Tout est emmêlé dans tout; tout gire à l'infini. Tout est si loin et le rêve agite ses habits d'Arlequin et de Colombine, ses clochettes de Fou, ses cornues d'Alchimiste. On est tout en haut du Mont Analogue avec René Daumal et sa bande d'alpinistes éthérés; on est sur les épaules des Tarahumaras, fumant longuement notre pipe de peyotl avec Artaud; on est plongés dans l'océan mescalinien zébré de lignes avec Michaud; on est au-dessus des hautes erres, planant comme l'aigle royal avec Kenneth White; on est à la cimaise du temple, parmi les Solariens, au milieu de la Cité de Tommaso Campanella; on est avec Raphaël Hythlodée, en terre d'Utopie, au cœur de l'île, tout près du Fleuve Anhydre; on est comme au centre rayonnant de soi, pure autarcie, généreuse épiphanie de ce que pourrait être un jour notre imaginaire si la fantaisie le prenait de se doter de bras et de jambes, de se saisir des outils commis à sculpter le réel à l'aune de ce qui nous parcourt de l'intérieur, mais que, toujours, nous dissimulons sous la forme d'un énigmatique sourire ou bien d'une boutade pareille à une fuite. C'est bien là, au-dedans de nous, au lieu géométrique de notre ombilic que s'origine le monde-pour-nous - nous avons toujours la réminiscence cosmique de notre appartenance à l'infini depuis les premiers battements amniotiques qui bercèrent notre fontanelle -, c'est bien là que réside le mystère dont nous sommes porteurs, souvent à notre insu, dont cependant nous attendons toujours qu'il s'affaire à son déploiement.
C'est à partir de là que nous naissons aux choses, faisant de notre centre le lieu de nos successives circonvolutions, nos pas sur le chemin existentiel. L'ombilic adéquatement métaphorisé est cette mince germination qui fait sa continuelle flamme, jette ses gerbes d'étincelles et prend son essor en direction de l'éther comme la crosse de fougère déplie dans l'air les arabesques de son exister. Notre liaison au Grand Tout, à une esquisse d'un probable Absolu; notre addiction au rêve, à l'intellection, à l'imaginaire, aux Idées, tout ceci nous le savons de toute éternité mais, toujours, nous nous arc-boutons en-deçà de cette vérité à défaut de lui donner l'impulsion nécessaire à son efflorescence.
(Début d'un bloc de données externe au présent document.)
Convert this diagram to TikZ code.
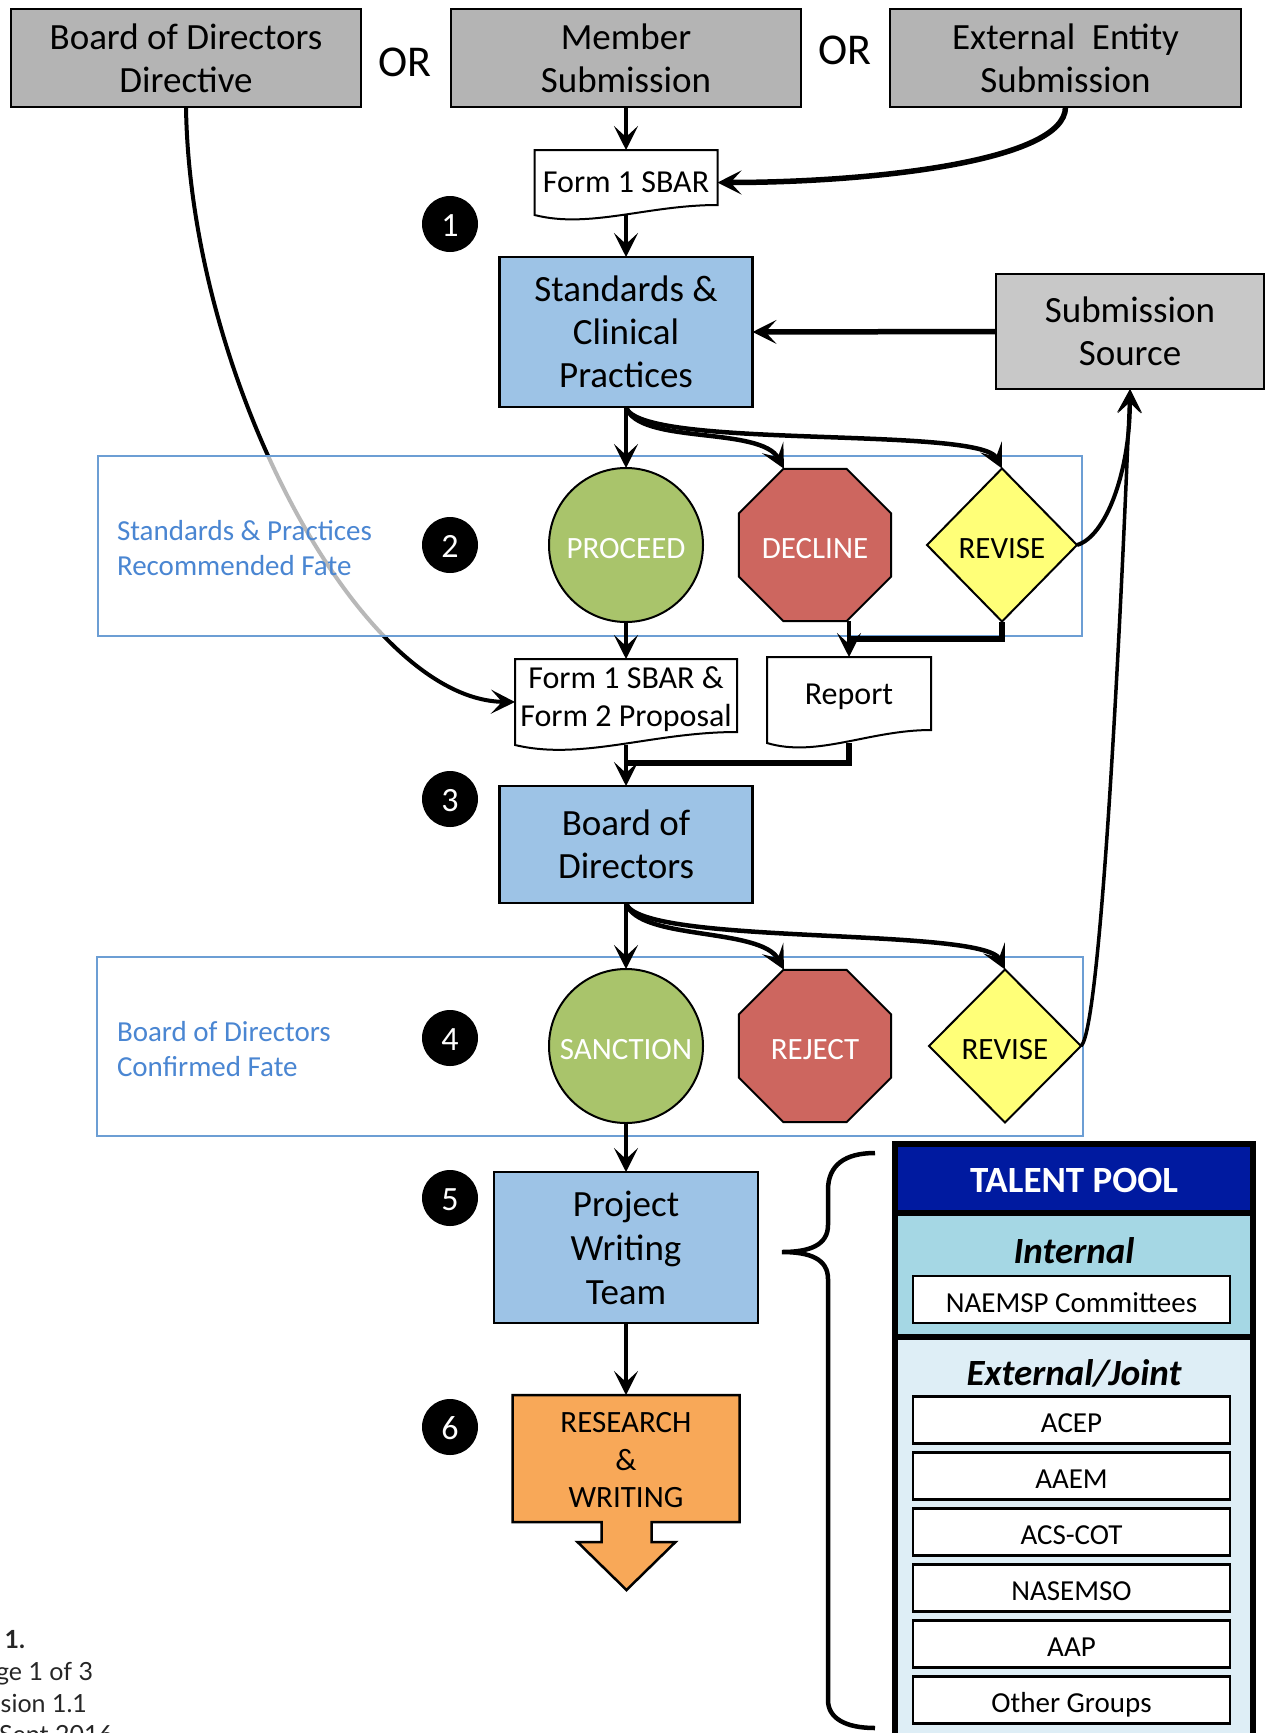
\documentclass[tikz,border=0pt]{standalone}
\usepackage{fontspec}
\setmainfont{Carlito}
\newfontfamily\latofont{Lato}
\usetikzlibrary{arrows.meta,shapes.geometric,calc}
\definecolor{gA}{RGB}{180,180,180}
\definecolor{gB}{RGB}{200,200,200}
\definecolor{bluef}{RGB}{157,195,230}
\definecolor{greenf}{RGB}{169,196,107}
\definecolor{redf}{RGB}{205,102,95}
\definecolor{yellowf}{RGB}{255,255,120}
\definecolor{orangef}{RGB}{248,168,88}
\definecolor{tpdark}{RGB}{0,26,160}
\definecolor{tpint}{RGB}{165,215,228}
\definecolor{tpext}{RGB}{222,238,246}
\definecolor{fatetext}{RGB}{74,134,210}
\definecolor{fateline}{RGB}{108,158,212}
\newcommand\fsA{\fontsize{37}{43}\selectfont}
\newcommand\fsB{\fontsize{32}{37.5}\selectfont}
\newcommand\fsC{\fontsize{29}{35}\selectfont}
\newcommand\fsD{\fontsize{31}{36}\selectfont}
\newcommand\fsE{\fontsize{29}{34}\selectfont}
\newcommand\fsN{\fontsize{34}{40}\selectfont}
\newcommand\fsOR{\fontsize{44}{50}\selectfont}
\newcommand\fsL{\fontsize{25}{30}\selectfont}
\begin{document}
\begin{tikzpicture}[x=1pt,y=-1pt,
  every node/.style={inner sep=0pt, outer sep=0pt, align=center},
  greybox/.style={draw, line width=2.5pt, fill=gA, minimum width=350pt, minimum height=98pt, font=\fsA},
  bbox/.style={draw, line width=2.5pt, fill=bluef, font=\fsA},
  numdot/.style={circle, fill=black, minimum size=56pt, text=white, font=\fsN, text height=24pt, text depth=0pt},
  docshape/.style={draw, line width=2pt, fill=white},
  conn/.style={line width=4.5pt, -{Stealth[length=24pt,width=24pt,inset=11pt]}},
  joinline/.style={line width=5.5pt},
  fatebox/.style={draw=fateline, line width=2pt, fill=white, fill opacity=0.72},
  fatelabel/.style={text=fatetext, font=\fsC, align=left, anchor=west},
  outc/.style={draw, line width=2pt, font=\fsD, text height=26pt, text depth=0pt},
  listbox/.style={draw, line width=2.5pt, fill=white, minimum width=317pt, minimum height=47pt, font=\fsE, text height=25pt, text depth=0pt},
  tpsec/.style={draw, line width=6pt, minimum width=358pt},
  foot/.style={anchor=base east, font=\latofont\fsL, text=black!85}
]
\useasboundingbox (0,0) rectangle (1265,1733);

% top row
\node[greybox] (bdd) at (186,58) {Board of Directors\\Directive};
\node[font=\fsOR] (or1) at (405,62) {OR};
\node[greybox] (mem) at (626,58) {Member\\Submission};
\node[font=\fsOR] (or2) at (845,50) {OR};
\node[greybox, minimum width=351pt] (ext) at (1065.5,58) {External\ \ Entity\\Submission};

% document nodes (geometry only)
\node[minimum width=183pt, minimum height=65pt] (f1) at (626,182.5) {};
\node[minimum width=222pt, minimum height=86pt] (f2) at (626,702) {};
\node[minimum width=164pt, minimum height=86pt] (rep) at (849,700) {};

% board directive curve (behind fate box)
\draw[conn, line width=4pt] (bdd.south) .. controls +(4,273) and +(-154,-2) .. (f2.west);

% fate boxes
\node[fatebox, minimum width=984pt, minimum height=180pt] (fate1) at (590,546) {};
\node[fatebox, minimum width=986pt, minimum height=179pt] (fate2) at (590,1046.5) {};
\node[fatelabel] (lab1) at (117,548) {Standards \& Practices\\Recommended Fate};
\node[fatelabel] (lab2) at (117,1049) {Board of Directors\\Confirmed Fate};

% documents
\filldraw[docshape] ([yshift=10pt]f1.south east) -- (f1.north east) -- (f1.north west) -- (f1.south west) .. controls +(55,14) and +(-70,0) .. ([yshift=10pt]f1.south east) -- cycle;
\node[font=\fsB] (f1t) at (f1.center) {Form 1 SBAR};
\filldraw[docshape] ([yshift=13pt]f2.south east) -- (f2.north east) -- (f2.north west) -- (f2.south west) .. controls +(67,16) and +(-85,0) .. ([yshift=13pt]f2.south east) -- cycle;
\node[font=\fsB] (f2t) at ([yshift=3pt]f2.center) {Form 1 SBAR \&\\Form 2 Proposal};
\filldraw[docshape] ([yshift=13pt]rep.south east) -- (rep.north east) -- (rep.north west) -- (rep.south west) .. controls +(50,15) and +(-62,0) .. ([yshift=13pt]rep.south east) -- cycle;
\node[font=\fsB] (rept) at ([yshift=3pt]rep.center) {Report};

% main boxes
\node[bbox, minimum width=253pt, minimum height=150pt] (scp) at (626,332) {Standards \&\\Clinical\\Practices};
\node[draw, line width=2.5pt, fill=gB, minimum width=268pt, minimum height=115pt, font=\fsA] (ss) at (1130,331.5) {Submission\\Source};
\node[bbox, minimum width=253pt, minimum height=117pt] (bod) at (626,844.5) {Board of\\Directors};
\node[bbox, minimum width=264pt, minimum height=151pt, font=\fontsize{37}{44}\selectfont] (pwt) at (626,1247.5) {Project\\Writing\\Team};

% outcomes
\node[outc, circle, fill=greenf, minimum size=154pt, text=white] (proceed) at (626,545) {PROCEED};
\node[outc, regular polygon, regular polygon sides=8, minimum size=165pt, fill=redf, text=white] (decline) at (815,545) {DECLINE};
\node[outc, diamond, fill=yellowf, minimum width=150pt, minimum height=153pt] (revise1) at (1002,545) {REVISE};
\node[outc, circle, fill=greenf, minimum size=154pt, text=white] (sanction) at (626,1046) {SANCTION};
\node[outc, regular polygon, regular polygon sides=8, minimum size=165pt, fill=redf, text=white] (reject) at (815,1046) {REJECT};
\node[outc, diamond, fill=yellowf, minimum width=152pt, minimum height=153pt] (revise2) at (1005,1046) {REVISE};

% research arrow
\node[minimum width=227pt, minimum height=127pt] (res) at (626,1458.5) {};
\filldraw[fill=orangef, line width=2.5pt] (res.north west) -- (res.north east) -- (res.south east) -- ++(-88,0) -- ++(0,20) -- ++(24,0) -- ++(-49,48) -- ++(-49,-48) -- ++(24,0) -- ++(0,-20) -- (res.south west) -- cycle;
\node[font=\fontsize{31}{37.5}\selectfont] (rest) at ([yshift=-2pt]res.center) {RESEARCH\\\&\\WRITING};

% number dots
\node[numdot] (n1) at (450,224) {1};
\node[numdot] (n2) at (450,545) {2};
\node[numdot] (n3) at (450,799) {3};
\node[numdot] (n4) at (450,1038) {4};
\node[numdot] (n5) at (450,1198) {5};
\node[numdot] (n6) at (450,1427) {6};

% connectors
\draw[conn] (mem.south) -- (f1.north);
\draw[conn, line width=5.5pt] (ext.south) .. controls +(0,55) and +(150,0) .. (f1.east);
\draw[conn] (f1.south) -- (scp.north);
\draw[conn, line width=5.5pt] (ss.west) -- (scp.east);
\draw[conn] (scp.south) -- (proceed.north);
\draw[conn] (scp.south) .. controls +(12,38) and +(-23,-43) .. ([xshift=-31pt]decline.north);
\draw[conn] (scp.south) .. controls +(12,43) and +(-22,-43) .. (revise1.north);
\draw[conn, line width=4pt] (revise1.east) .. controls +(28,-8) and +(0,85) .. (ss.south);
\draw[conn, line width=3.5pt] (revise2.east) .. controls +(18,-15) and +(-12,300) .. (ss.south);
\draw[conn] (proceed.south) -- (f2.north);
\draw[conn] (decline.south -| rep.north) -- (rep.north);
\draw[joinline] (revise1.south) |- ($(rep.north)+(0,-18)$);
\draw[conn] (f2.south) -- (bod.north);
\draw[joinline] (rep.south) |- ($(bod.north)+(0,-23)$);
\draw[conn] (bod.south) -- (sanction.north);
\draw[conn] (bod.south) .. controls +(12,38) and +(-23,-43) .. ([xshift=-31pt]reject.north);
\draw[conn] (bod.south) .. controls +(12,43) and +(-22,-43) .. (revise2.north);
\draw[conn] (sanction.south) -- (pwt.north);
\draw[conn] (pwt.south) -- (res.north);

% brace
\draw[line width=4.5pt] (875,1153) .. controls (845,1153) and (828,1165) .. (828,1190) -- (828,1225) .. controls (828,1245) and (810,1252) .. (782,1252) .. controls (810,1252) and (828,1259) .. (828,1279) -- (828,1700) .. controls (828,1718) and (845,1728) .. (875,1728);

% talent pool
\node[tpsec, fill=tpext, minimum height=423pt] (tpe) at (1074,1548.5) {};
\node[tpsec, fill=tpint, minimum height=124pt] (tpi) at (1074,1275) {};
\node[tpsec, fill=tpdark, minimum height=69pt, text=white, font=\fsA\bfseries, text height=28pt, text depth=0pt] (tp) at (1074,1178.5) {TALENT POOL};
\node[font=\fsA\bfseries\itshape] (tpil) at (1074,1251) {Internal};
\node[font=\fsA\bfseries\itshape] (tpel) at (1074,1373) {External/Joint};
\node[listbox] (naemsp) at (1071.5,1299.5) {NAEMSP Committees};
\node[listbox] (acep) at (1071.5,1420) {ACEP};
\node[listbox] (aaem) at (1071.5,1476) {AAEM};
\node[listbox] (acs) at (1071.5,1532) {ACS-COT};
\node[listbox] (nasemso) at (1071.5,1588) {NASEMSO};
\node[listbox] (aap) at (1071.5,1644) {AAP};
\node[listbox] (other) at (1071.5,1700) {Other Groups};

% footer fragments
\begin{scope}
\clip (0,0) rectangle (1265,1733);
\node[foot, font=\latofont\fsL\bfseries] (ft1) at (25,1648) {1.};
\node[foot] (ft2) at (93,1680) {ge 1 of 3};
\node[foot] (ft3) at (87,1712) {sion 1.1};
\node[foot] (ft4) at (113,1743) {Sept 2016};
\end{scope}
\end{tikzpicture}
\end{document}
Bientôt le ciel s'éclairera, la brume s'effacera, le sommeil des hommes cèdera la place aux agitations de tous ordres, les femmes habilleront leurs cils de longues pattes d'insectes, les camelots lanceront leur rhétorique usée sur les agoras des villes, les métros glisseront dans les galeries de glaise avec des bruits de métal, les gratte-ciel monteront à l'assaut des nuages avec leurs grappes de lumières, les percolateurs feront fuser leur vapeur sur les zincs aux couleurs éteintes, partout, sur la face éclairée du monde, sur son revers de nuit s'animeront les trajets laborieux ou bien festifs des Existants. Et vous, depuis la densité blanche de votre chambre, derrière le déchirement des derniers voiles de vapeur, vous saurez que toute cette agitation perpétuelle, c'est vous qui la créez à la mesure de votre ombilic, le meilleur artisan qui soit afin qu'un univers se mette à vous parler. Mais gardez ce secret au pli de votre songe, de peur qu'un voleur dans la nuit ne s'en saisisse. Votre ombilic est le lieu constant de votre béatitude.